Petar V. Kokotovic
Department of Electrical & Computer Engineering
University of California Santa Barbara
Since the time of Bode, six-seven decades ago, exciting developments have expanded feedback theory to a wide diversity of systems: nonlinear, time-varying, optimal, adaptive, hybrid etc. How has this new knowledge enriched our understanding of feedback fundamentals formulated by Bode? Which of the fundamental properties are determined by systems themselves and which by the nature of feedback? Such questions will be addressed with a focus on inherent limits to feedback performance. New insights into structural causes of these limits will be given for nonlinear systems. It will be shown how some limits can be removed by requiring geometric path following instead of tracking of time signals.
Petar V. Kokotovic has been active as control engineer, researcher and educator, first in his native Yugoslavia and then, from 1966 through 1990, at the University of Illinois, where he held the endowed Grainger Chair. In 1991 he joined the University of California, Santa Barbara where he directed the Center for Control Engineering and Computation until 2003. He has co-authored ten books and numerous articles contributing to sensitivity analysis, singular perturbation methods, and robust adaptive and nonlinear control. As a consultant to Ford, he contributed to the development of the first series of automotive computer controls. At General Electric, he participated in large scale power systems studies.
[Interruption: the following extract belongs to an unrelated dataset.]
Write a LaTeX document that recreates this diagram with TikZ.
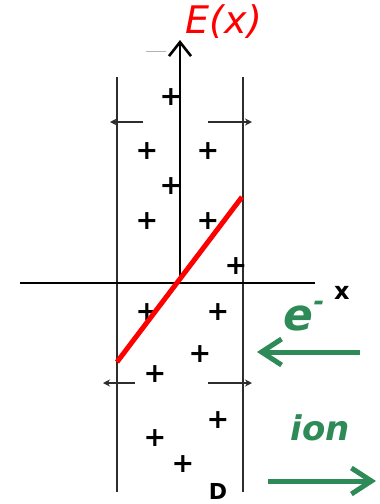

In collaboration with the United Technologies, he conducted research on jet engine axial compressor control. He is a Life Fellow of IEEE, Fellow of IFAC, and a member of National Academy of Engineering, USA. He received the 1983 and 1993 Outstanding IEEE Transactions Paper Awards and presented the 1991 Bode Prize Lecture. For his research he was recognized with the three highest control engineering awards: 1990 IFAC Quazza Medal, 1995 IEEE Control Systems Award, and 2002 AACC Richard E. Bellman Control Heritage Award. For his contributions to graduate education, he was recognized by the 2002 IEEE James H. Mulligan Jr. Education Medal.